### What is asked
The data below should be printed in full, exactly, and without any of its images.

### Information provided
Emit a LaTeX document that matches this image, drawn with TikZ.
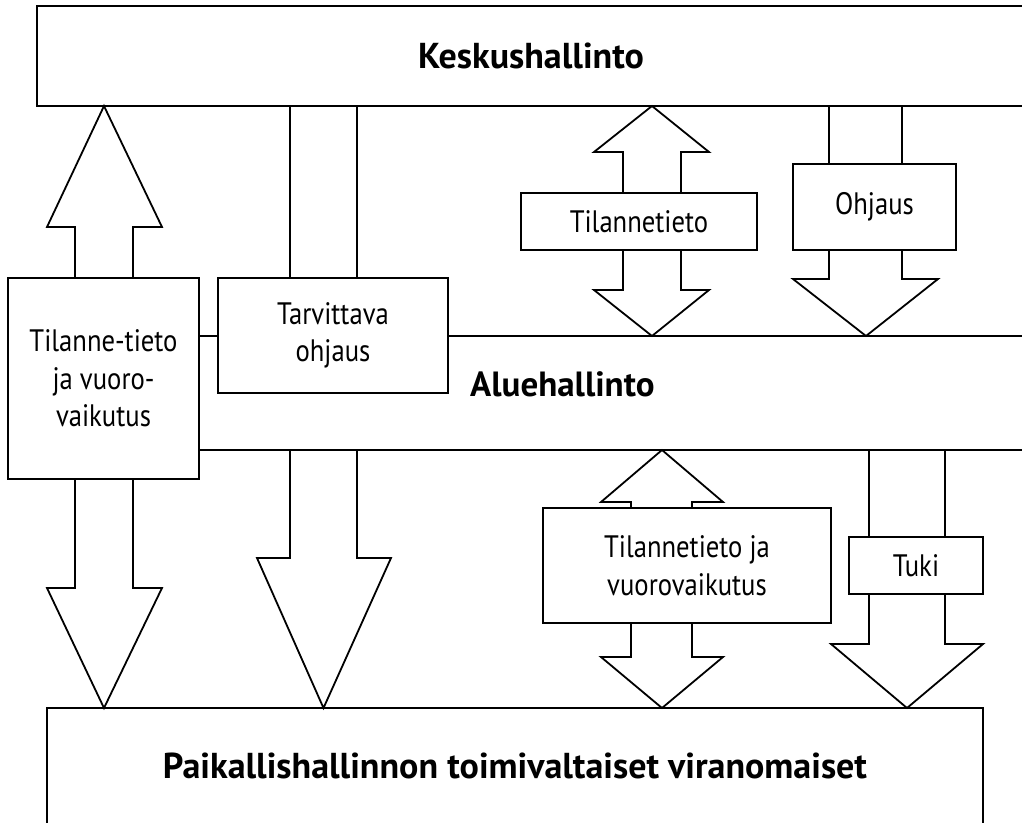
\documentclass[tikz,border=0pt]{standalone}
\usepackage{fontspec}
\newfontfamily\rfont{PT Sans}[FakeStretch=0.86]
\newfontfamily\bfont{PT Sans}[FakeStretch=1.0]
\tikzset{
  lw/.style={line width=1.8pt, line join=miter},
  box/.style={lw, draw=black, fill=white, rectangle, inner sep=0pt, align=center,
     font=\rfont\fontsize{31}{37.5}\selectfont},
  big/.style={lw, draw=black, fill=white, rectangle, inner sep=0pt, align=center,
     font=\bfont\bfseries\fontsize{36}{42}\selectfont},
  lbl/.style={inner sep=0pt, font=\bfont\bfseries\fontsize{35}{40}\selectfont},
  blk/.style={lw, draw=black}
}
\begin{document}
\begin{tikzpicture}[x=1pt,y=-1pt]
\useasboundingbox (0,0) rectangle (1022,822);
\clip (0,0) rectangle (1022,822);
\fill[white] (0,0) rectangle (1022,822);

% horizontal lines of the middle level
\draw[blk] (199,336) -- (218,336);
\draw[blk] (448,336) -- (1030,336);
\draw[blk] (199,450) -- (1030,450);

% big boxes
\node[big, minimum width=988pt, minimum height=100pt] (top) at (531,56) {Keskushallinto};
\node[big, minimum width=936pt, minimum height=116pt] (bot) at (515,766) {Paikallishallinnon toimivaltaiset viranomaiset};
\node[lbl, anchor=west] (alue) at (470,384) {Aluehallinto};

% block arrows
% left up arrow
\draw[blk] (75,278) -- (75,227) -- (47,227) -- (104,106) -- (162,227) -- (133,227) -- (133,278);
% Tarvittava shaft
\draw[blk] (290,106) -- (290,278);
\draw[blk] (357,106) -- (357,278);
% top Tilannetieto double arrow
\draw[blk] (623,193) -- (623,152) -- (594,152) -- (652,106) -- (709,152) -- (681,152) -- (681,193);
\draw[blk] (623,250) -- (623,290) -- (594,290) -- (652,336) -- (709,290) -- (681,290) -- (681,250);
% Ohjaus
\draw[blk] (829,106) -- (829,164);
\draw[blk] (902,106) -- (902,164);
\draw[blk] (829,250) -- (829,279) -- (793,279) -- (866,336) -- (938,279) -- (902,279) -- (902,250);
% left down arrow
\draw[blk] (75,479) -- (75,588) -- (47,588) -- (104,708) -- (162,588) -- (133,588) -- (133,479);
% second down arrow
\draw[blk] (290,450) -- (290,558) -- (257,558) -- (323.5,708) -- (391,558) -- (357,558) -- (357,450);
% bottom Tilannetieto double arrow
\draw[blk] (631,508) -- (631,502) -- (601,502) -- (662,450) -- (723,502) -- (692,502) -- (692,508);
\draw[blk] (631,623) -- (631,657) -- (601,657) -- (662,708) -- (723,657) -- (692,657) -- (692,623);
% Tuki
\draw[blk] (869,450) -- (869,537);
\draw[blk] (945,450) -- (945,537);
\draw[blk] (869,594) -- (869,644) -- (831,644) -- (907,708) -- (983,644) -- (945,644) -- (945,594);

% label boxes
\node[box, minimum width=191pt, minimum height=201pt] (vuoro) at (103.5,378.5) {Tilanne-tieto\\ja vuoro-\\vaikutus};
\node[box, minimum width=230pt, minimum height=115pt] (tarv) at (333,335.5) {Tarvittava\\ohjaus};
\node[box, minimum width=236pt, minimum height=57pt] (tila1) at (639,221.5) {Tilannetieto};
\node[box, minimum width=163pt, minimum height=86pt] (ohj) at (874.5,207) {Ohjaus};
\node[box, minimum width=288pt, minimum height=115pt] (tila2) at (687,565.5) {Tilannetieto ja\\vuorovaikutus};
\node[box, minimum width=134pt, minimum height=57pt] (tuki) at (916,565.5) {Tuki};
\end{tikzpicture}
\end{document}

### Output
Emit a LaTeX document that matches this image, drawn with TikZ.
\documentclass[tikz,border=0pt]{standalone}
\usepackage{fontspec}
\newfontfamily\rfont{PT Sans}[FakeStretch=0.86]
\newfontfamily\bfont{PT Sans}[FakeStretch=1.0]
\tikzset{
  lw/.style={line width=1.8pt, line join=miter},
  box/.style={lw, draw=black, fill=white, rectangle, inner sep=0pt, align=center,
     font=\rfont\fontsize{31}{37.5}\selectfont},
  big/.style={lw, draw=black, fill=white, rectangle, inner sep=0pt, align=center,
     font=\bfont\bfseries\fontsize{36}{42}\selectfont},
  lbl/.style={inner sep=0pt, font=\bfont\bfseries\fontsize{35}{40}\selectfont},
  blk/.style={lw, draw=black}
}
\begin{document}
\begin{tikzpicture}[x=1pt,y=-1pt]
\useasboundingbox (0,0) rectangle (1022,822);
\clip (0,0) rectangle (1022,822);
\fill[white] (0,0) rectangle (1022,822);

% horizontal lines of the middle level
\draw[blk] (199,336) -- (218,336);
\draw[blk] (448,336) -- (1030,336);
\draw[blk] (199,450) -- (1030,450);

% big boxes
\node[big, minimum width=988pt, minimum height=100pt] (top) at (531,56) {Keskushallinto};
\node[big, minimum width=936pt, minimum height=116pt] (bot) at (515,766) {Paikallishallinnon toimivaltaiset viranomaiset};
\node[lbl, anchor=west] (alue) at (470,384) {Aluehallinto};

% block arrows
% left up arrow
\draw[blk] (75,278) -- (75,227) -- (47,227) -- (104,106) -- (162,227) -- (133,227) -- (133,278);
% Tarvittava shaft
\draw[blk] (290,106) -- (290,278);
\draw[blk] (357,106) -- (357,278);
% top Tilannetieto double arrow
\draw[blk] (623,193) -- (623,152) -- (594,152) -- (652,106) -- (709,152) -- (681,152) -- (681,193);
\draw[blk] (623,250) -- (623,290) -- (594,290) -- (652,336) -- (709,290) -- (681,290) -- (681,250);
% Ohjaus
\draw[blk] (829,106) -- (829,164);
\draw[blk] (902,106) -- (902,164);
\draw[blk] (829,250) -- (829,279) -- (793,279) -- (866,336) -- (938,279) -- (902,279) -- (902,250);
% left down arrow
\draw[blk] (75,479) -- (75,588) -- (47,588) -- (104,708) -- (162,588) -- (133,588) -- (133,479);
% second down arrow
\draw[blk] (290,450) -- (290,558) -- (257,558) -- (323.5,708) -- (391,558) -- (357,558) -- (357,450);
% bottom Tilannetieto double arrow
\draw[blk] (631,508) -- (631,502) -- (601,502) -- (662,450) -- (723,502) -- (692,502) -- (692,508);
\draw[blk] (631,623) -- (631,657) -- (601,657) -- (662,708) -- (723,657) -- (692,657) -- (692,623);
% Tuki
\draw[blk] (869,450) -- (869,537);
\draw[blk] (945,450) -- (945,537);
\draw[blk] (869,594) -- (869,644) -- (831,644) -- (907,708) -- (983,644) -- (945,644) -- (945,594);

% label boxes
\node[box, minimum width=191pt, minimum height=201pt] (vuoro) at (103.5,378.5) {Tilanne-tieto\\ja vuoro-\\vaikutus};
\node[box, minimum width=230pt, minimum height=115pt] (tarv) at (333,335.5) {Tarvittava\\ohjaus};
\node[box, minimum width=236pt, minimum height=57pt] (tila1) at (639,221.5) {Tilannetieto};
\node[box, minimum width=163pt, minimum height=86pt] (ohj) at (874.5,207) {Ohjaus};
\node[box, minimum width=288pt, minimum height=115pt] (tila2) at (687,565.5) {Tilannetieto ja\\vuorovaikutus};
\node[box, minimum width=134pt, minimum height=57pt] (tuki) at (916,565.5) {Tuki};
\end{tikzpicture}
\end{document}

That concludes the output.